A week is a long time in politics. A week ago Green Minister Eugenie Sage was being lambasted for not stopping a Chinese water supply company from buying sensitive land in Aotearoa New Zealand. Now she is being attacked by the right for refusing to allow conservation land from being desecrated.
A controversial application to mine coal on conservation land on the West Coast has been declined by the Government.
The company behind the mining proposal said the announcement was “just another kick in the teeth” for the West Coast community, while environment groups have celebrated the decision as one “future generations of New Zealanders will be thankful for”.
Forest and Bird had taken Rangitira Developments Ltd to the Environment Court over the application, which would have allowed mining in a 12 hectare patch of conservation land at Te Kuha, near Westport.
The company still has access to about 96ha of reserve surrounding the conservation land that it could develop. However, it had indicated the mine would not be economically viable without the higher-grade coal within the conserved area.
The mine was estimated to provide about 60 jobs to the region but would have done “irreparable damage to an area with very high, unique and nationally significant conservation values”, a joint statement released on Saturday by Minister of Conservation Eugenie Sage and Minister of Energy Resources Megan Woods.
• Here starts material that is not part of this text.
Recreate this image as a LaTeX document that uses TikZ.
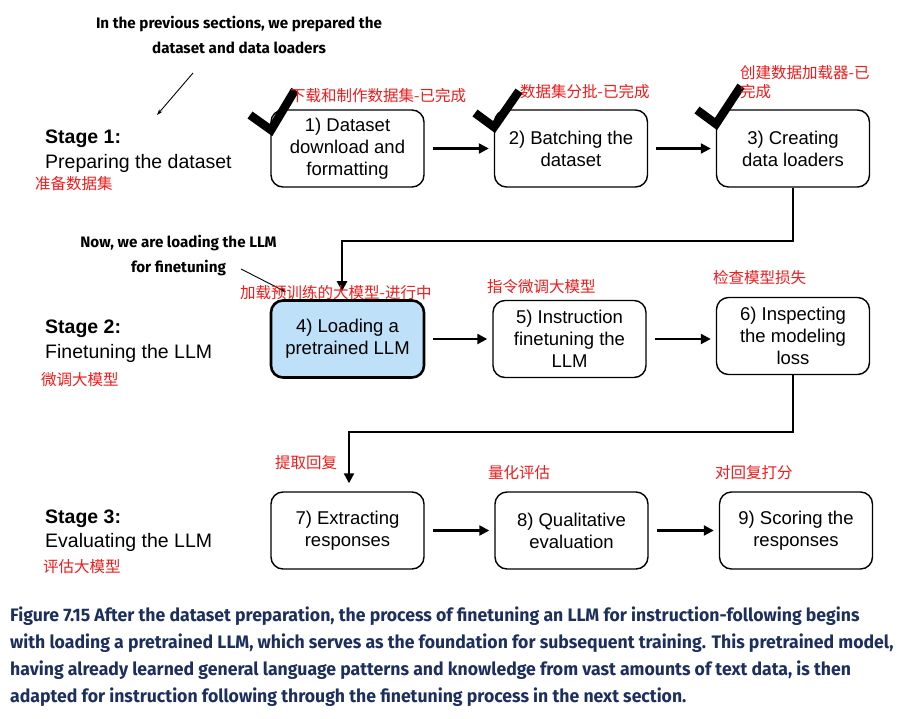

Because of extensive mining elsewhere, the Te Kuha area was one of the last two intact, elevated Brunner coal measure ecosystems, and home to threatened plant and animal species, including the great spotted kiwi, South Island fernbird, West Coast green gecko, and the largest known population of the rare forest ringlet butterfly.
“It is an undisturbed area which is precious and unique,” Sage said.
“We have seen, with the major lay offs at Stockton [Mine], with the establishment of the Escarpment then being mothballed that coal has been a rollercoaster industry. It hasn’t provided long-term sustainable jobs.
“The economic benefits assessment for the mine showed it was at a poor risk with a perfect storm if operating costs were higher than anticipated, if there wasn’t as much coal as anticipated, and if coal prices continued to be at low levels.
“The economic benefits of the mine didn’t outweigh the permanent loss and destruction of conservation values.”
Buller Mayor Gary Howard has criticised the decision and has described the mining proposal as “boutique”. That is a funny phrase to describe the desecration of a pristine natural area. Again from Radio New Zealand:
Buller Mayor Garry Howard said the decision put the whole project, and 60 jobs, in doubt, as the land in question was at the entrance to the larger site.
“It has a large effect for employment and we’re trying to diversify from mining but there is a place for boutique mining such as this one.”
Mr Howard said DOC had 1.6 million hectares of land on the West Coast, and this application involved just 12 hectares of it.
It was not that long ago that National wanted to remove protection from significant areas of conservation land. It only backed down from its position after huge public pressure.
And Simon Bridges has rekindled thoughts that National may still be open to such an approach by saying that National has no problems allowing the mining of conservation land that is not “pristine”. From Newshub:
Simon Bridges says National would have no problem approving coal mining on conservation land that isn’t “pristine”.
The Government on Saturday said it had declined an application to build an open-cast mine across 12 hectares in the Mt Rochfort Conservation Area on the South Island’s West Coast.
Mr Bridges told The AM Show on Monday he wasn’t sure if the party agreed or disagreed with the Government’s decision, because it’s yet to be discussed in caucus.
But he said National “definitely” opposes what he’s calling a “blanket ban” on mining in conservation areas.
“A third of New Zealand is conservation estate. Some of it’s pristine – there shouldn’t be coal mining. But some of it’s scrubland.”
Nearly 30 percent of New Zealand is conservation land, but not all of it is Schedule 4 land – the most protected. The previous National Government did plan to allow mining in Schedule 4 land, but backtracked after 50,000 people took to the streets in Auckland in 2010.
A few years later Mr Bridges, then Energy and Resources Minister, signed off a block offer for exploration in Victoria Forest Park – the biggest of its kind in New Zealand. He later admitted he had never heard of it before he signed it off.
Victoria Forest Park isn’t Schedule 4 land, and nor is the Mt Rochfort Conservation Area, east of Westport. Nonetheless, Conservation Minister Eugenie Sage called it “an undisturbed area which is precious and unique and supports complex and diverse habitats for threatened plants and wildlife”, including kiwi, snails and lizards.
The earlier incident where Bridges granted a block offer allowing for prospecting of Victoria Forest Park and admitted he had never heard of the area. Hopefully such indifference to our environment will not be shown again.